I am so sorry that she is trying to hurt her child and your son this way. She sounds like my exsil in many ways.
You have gotten excellent advice here. The MOST important things are to document, document, document, to have a top atty even if the entire family must pitch in to pay for it, and independent witnesses who SAW and HEARD the things she does. He should check the bank acct info to see where she is spending. I would personally hve someone who is not a friend she knows of become her fb friend (a guy fb friend if possible - even if the person is a woman) and they should print pics of her doing things and of her posts. She problem won't show it to your son or you, so someone she doesn't know who sounds approvin g is the person to do this.

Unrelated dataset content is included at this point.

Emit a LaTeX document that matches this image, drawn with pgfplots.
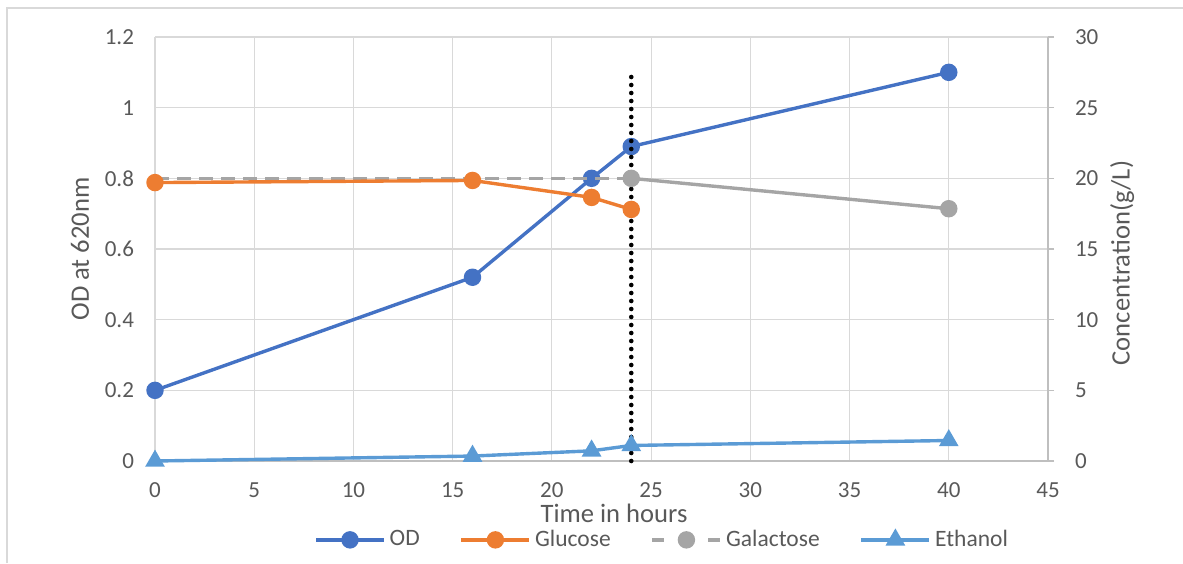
\documentclass[border=0pt]{standalone}
\usepackage{fontspec}
\setmainfont{Carlito}
\usepackage{pgfplots}
\pgfplotsset{compat=1.18}
\definecolor{odblue}{HTML}{4472C4}
\definecolor{gluorange}{HTML}{ED7D31}
\definecolor{galgray}{HTML}{A5A5A5}
\definecolor{ethblue}{HTML}{5B9BD5}
\definecolor{gridgray}{HTML}{D9D9D9}
\definecolor{axisgray}{HTML}{BFBFBF}
\definecolor{txtgray}{HTML}{595959}
\begin{document}
\begin{tikzpicture}
\useasboundingbox (0,0) rectangle (591.5pt,281.5pt);
\draw[gridgray, line width=0.6pt] (3.5pt,0) -- (3.5pt,277.5pt) -- (591.5pt,277.5pt);
\pgfplotsset{
  common/.style={
    at={(77.5pt,51pt)}, anchor=south west,
    scale only axis, width=446.5pt, height=212pt,
    xmin=0, xmax=45, clip=false,
    /pgf/number format/assume math mode=true,
    tick label style={font=\fontsize{11.5}{13}\selectfont, text=txtgray},
    label style={font=\fontsize{13.3}{15}\selectfont, text=txtgray},
    legend image code/.code={\draw[mark repeat=2,mark phase=2,##1] plot coordinates {(0pt,0pt)(17pt,0pt)(34pt,0pt)};},
  },
}
\begin{axis}[common,
  ymin=0, ymax=1.2, ytick={0,0.2,0.4,0.6,0.8,1,1.2}, xtick={0,5,...,45},
  axis x line*=bottom, axis y line*=left,
  x axis line style={-, draw=axisgray, line width=0.75pt},
  y axis line style={-, draw=gridgray, line width=0.6pt},
  grid=major, major grid style={gridgray, line width=0.6pt},
  major tick length=0pt,
  xticklabel style={yshift=-7.5pt}, yticklabel style={xshift=-7pt},
  xlabel={Time in hours}, ylabel={OD at 620nm},
  xlabel style={at={(axis description cs:0.514,-0.1226)}, anchor=center},
  ylabel style={at={(axis description cs:-0.084,0.5)}, anchor=center},
]
\addplot[odblue, line width=1.7pt, mark=*, mark size=3.5pt] coordinates {(0,0.2)(16,0.52)(22,0.8)(24,0.89)(40,1.1)};
\end{axis}
\begin{axis}[common,
  ymin=0, ymax=30, ytick={0,5,...,30},
  axis x line=none, axis y line*=right,
  y axis line style={-, draw=axisgray, line width=0.75pt},
  tick align=outside, major tick length=3pt,
  ytick style={draw=axisgray, line width=0.75pt},
  yticklabel style={xshift=7pt},
  ylabel={Concentration(g/L)},
  ylabel style={at={(axis description cs:1.083,0.467)}, anchor=center},
  legend columns=4,
  legend style={at={(axis description cs:0.569,-0.186)}, anchor=center, draw=none, fill=none,
    font=\fontsize{11.75}{13}\selectfont, text=txtgray,
    /tikz/every even column/.append style={column sep=18pt}},
]
\addlegendimage{odblue, line width=1.7pt, mark=*, mark size=3.5pt}
\addlegendentry{OD}
\addlegendimage{gluorange, line width=1.7pt, mark=*, mark size=3.5pt}
\addlegendentry{Glucose}
\addlegendimage{galgray, line width=1.7pt, dash pattern=on 6pt off 22pt on 6pt off 0pt, mark=*, mark size=3.5pt, mark options={solid}}
\addlegendentry{Galactose}
\addlegendimage{ethblue, line width=1.7pt, mark=triangle*, mark size=4pt}
\addlegendentry{Ethanol}
\addplot[galgray, line width=1.7pt, dash pattern=on 7pt off 4pt, forget plot] coordinates {(0,20)(16,20)(22,20)(24,20)};
\addplot[galgray, line width=1.7pt, mark=*, mark size=3.5pt, forget plot] coordinates {(24,20)(40,17.85)};
\addplot[gluorange, line width=1.7pt, mark=*, mark size=3.5pt, forget plot] coordinates {(0,19.7)(16,19.85)(22,18.65)(24,17.8)};
\addplot[ethblue, line width=1.7pt, mark=triangle*, mark size=4pt, forget plot] coordinates {(0,0)(16,0.35)(22,0.72)(24,1.1)(40,1.45)};
\addplot[black, line width=2.3pt, dash pattern=on 0pt off 4pt, line cap=round, forget plot] coordinates {(24,0)(24,27.7)};
\end{axis}
\end{tikzpicture}
\end{document}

Please don't be doom and gloom. Keep as positive as you can, and let grandson stay as far out of things as you can. The biggest reason to never criticize or talk badly about your now-daughter in law is because he knows or will eventually know he is half mommy and half daddy. This means if mommy is bad then he is half bad at least. Kids think this way. It isn't easy, but keep talks about this out of his earshot and urge son to do the same.

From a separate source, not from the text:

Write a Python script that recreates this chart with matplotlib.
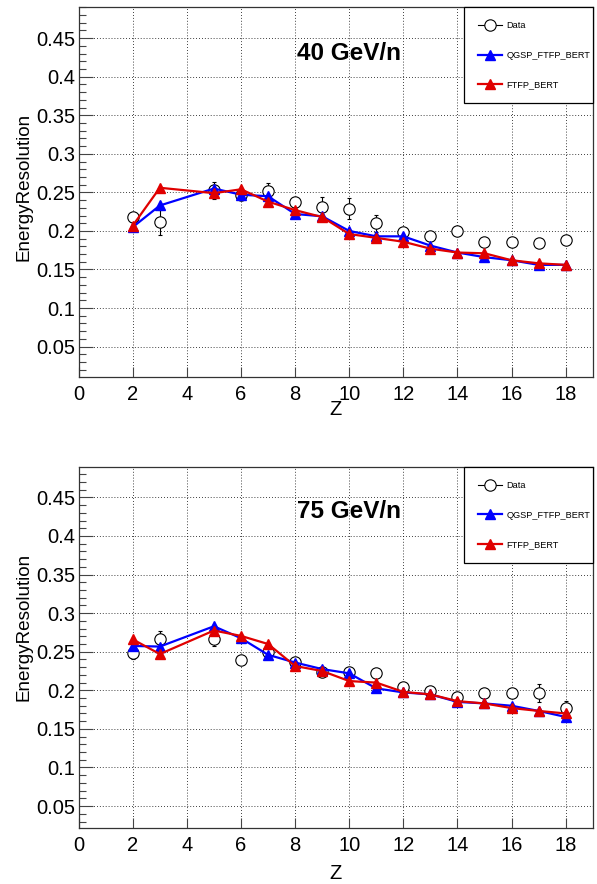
import matplotlib
matplotlib.use("Agg")
import numpy as np
import matplotlib.pyplot as plt
from matplotlib.lines import Line2D
from matplotlib.ticker import MultipleLocator

plt.rcParams['font.family'] = ['Liberation Sans', 'DejaVu Sans']

# ---- data ----
z_vals = [2, 3, 5, 6, 7, 8, 9, 10, 11, 12, 13, 14, 15, 16, 17, 18]

data_40 = [0.218, 0.211, 0.253, 0.247, 0.252, 0.237, 0.231, 0.229,
           0.210, 0.199, 0.193, 0.200, 0.186, 0.186, 0.184, 0.188]
err_40 = [0.006, 0.016, 0.011, 0.005, 0.010, 0.006, 0.013, 0.0135,
          0.011, 0.005, 0.004, 0.005, 0.004, 0.005, 0.004, 0.005]
qgsp_40 = [0.205, 0.233, 0.255, 0.247, 0.245, 0.222, 0.219, 0.200,
           0.193, 0.193, 0.181, 0.172, 0.166, 0.162, 0.156, 0.156]
ftfp_40 = [0.207, 0.256, 0.249, 0.254, 0.238, 0.227, 0.218, 0.196,
           0.191, 0.186, 0.177, 0.172, 0.171, 0.162, 0.158, 0.156]

data_75 = [0.248, 0.266, 0.266, 0.239, 0.250, 0.237, 0.224, 0.224,
           0.223, 0.2045, 0.199, 0.1915, 0.197, 0.196, 0.1967, 0.1773]
err_75 = [0.007, 0.011, 0.0085, 0.005, 0.005, 0.004, 0.004, 0.005,
          0.005, 0.004, 0.004, 0.005, 0.004, 0.005, 0.012, 0.009]
qgsp_75 = [0.2575, 0.2567, 0.283, 0.2675, 0.246, 0.236, 0.2275, 0.222,
           0.2025, 0.1973, 0.1947, 0.185, 0.183, 0.180, 0.1733, 0.1655]
ftfp_75 = [0.266, 0.247, 0.2775, 0.2705, 0.260, 0.2315, 0.225, 0.212,
           0.210, 0.198, 0.1947, 0.186, 0.183, 0.177, 0.1733, 0.170]

y_ticks = [0.05, 0.1, 0.15, 0.2, 0.25, 0.3, 0.35, 0.4, 0.45]
y_tick_labels = ['0.05', '0.1', '0.15', '0.2', '0.25', '0.3', '0.35', '0.4', '0.45']
x_ticks = [0, 2, 4, 6, 8, 10, 12, 14, 16, 18]

BLUE = '#0000ff'
RED = '#e00000'
TICK_FS = 14.5

fig = plt.figure(figsize=(5.97, 8.84), dpi=100)
ax_top = fig.add_axes([0.1318, 0.5739, 0.861, 0.4178])
ax_bot = fig.add_axes([0.1318, 0.0637, 0.861, 0.4077])


def draw_panel(ax, data, err, qgsp, ftfp, title, ylim, leg_h):
    ax.errorbar(z_vals, data, yerr=err, fmt='o', ms=8.2, mfc='white', mec='black',
                mew=0.8, ecolor='black', elinewidth=0.8, capsize=1.5, capthick=0.8,
                zorder=3)
    ax.plot(z_vals, qgsp, color=BLUE, lw=1.6, marker='^', ms=7.5, zorder=4)
    ax.plot(z_vals, ftfp, color=RED, lw=1.6, marker='^', ms=7.5, zorder=5)

    ax.set_xlim(0, 19)
    ax.set_ylim(*ylim)
    ax.set_xticks(x_ticks)
    ax.set_xticklabels([str(t) for t in x_ticks])
    ax.set_yticks(y_ticks)
    ax.set_yticklabels(y_tick_labels)
    ax.yaxis.set_minor_locator(MultipleLocator(0.01))
    ax.tick_params(axis='both', which='both', direction='in', labelsize=TICK_FS,
                   color='#444444', width=0.8)
    ax.tick_params(axis='x', which='major', length=7, pad=6)
    ax.tick_params(axis='y', which='major', length=10, pad=2.7)
    ax.tick_params(axis='y', which='minor', length=5)
    ax.grid(True, which='major', color='black', linestyle=(0, (1, 2.5)), linewidth=0.6)
    for sp in ax.spines.values():
        sp.set_color('#333333')
        sp.set_linewidth(0.9)

    ax.text(0.424, 0.876, title, transform=ax.transAxes, fontsize=17.5,
            fontweight='bold', ha='left', va='center', zorder=6)

    handles = [
        Line2D([], [], color='black', lw=0.8, marker='o', ms=8.2, mfc='white',
               mec='black', mew=0.8),
        Line2D([], [], color=BLUE, lw=1.6, marker='^', ms=7.5),
        Line2D([], [], color=RED, lw=1.6, marker='^', ms=7.5),
    ]
    leg = ax.legend(handles, ['Data', 'QGSP_FTFP_BERT', 'FTFP_BERT'],
                    loc='upper left', bbox_to_anchor=(0.7496, 1 - leg_h, 0.2504, leg_h),
                    mode='expand', borderaxespad=0, fontsize=6.6, labelspacing=2.25,
                    borderpad=1.5, handlelength=2.6, handletextpad=0.5,
                    fancybox=False, framealpha=1, edgecolor='black')
    leg.get_frame().set_linewidth(0.9)
    leg.set_zorder(7)


draw_panel(ax_top, data_40, err_40, qgsp_40, ftfp_40, '40 GeV/n', (0.011, 0.49), 0.248)
draw_panel(ax_bot, data_75, err_75, qgsp_75, ftfp_75, '75 GeV/n', (0.022, 0.489), 0.254)

fig.text(0.041, 0.789, 'EnergyResolution', rotation=90, fontsize=13.6,
         ha='center', va='center')
fig.text(0.041, 0.2913, 'EnergyResolution', rotation=90, fontsize=13.6,
         ha='center', va='center')
fig.text(0.5623, 0.5362, 'Z', fontsize=14.5, ha='center', va='center')
fig.text(0.5623, 0.0124, 'Z', fontsize=14.5, ha='center', va='center')

fig.savefig('out.png', dpi=100)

I would be tempted to get one of those spy cameras that can be put on his clothes or a toy or that looks like a toy and send it with him when he is with mommy. But a private investigator would be a better thing, esp as far as the courts are concerned. the atty should have advice on this.
It is NOT automatically the mother any more. The courts in our state give shared parenting. Period. You must prove extreme abuse to get anything else. This is apparently the natiowide trend as the middle of OK is NOT the most progressive part of the country.
Above all else, get documentation. If now-daughter in law's car has gps, or if she and son have a joint cell phone account, son should try to check these. He can likely add gps tracking to her phone and check it online or via his phone to see where she is partying.
I hope and pray that the best thing for the child happens. I do think that not being able to contact his child is osmething the courts will frown on badly. He needs to make sure that now-daughter in law talks to their child whenever she calls, and maybe even start having their son call every night that he is with Daddy so that he can say goodnight to mommy. The court will like this, and documenting the times when she doesn't answer or the noise in the background is of a party or whatever, could be invaluable.
Son needs to figure out how to record phone calls, and to save all emails, etc... and keep super detailed details of what is going on.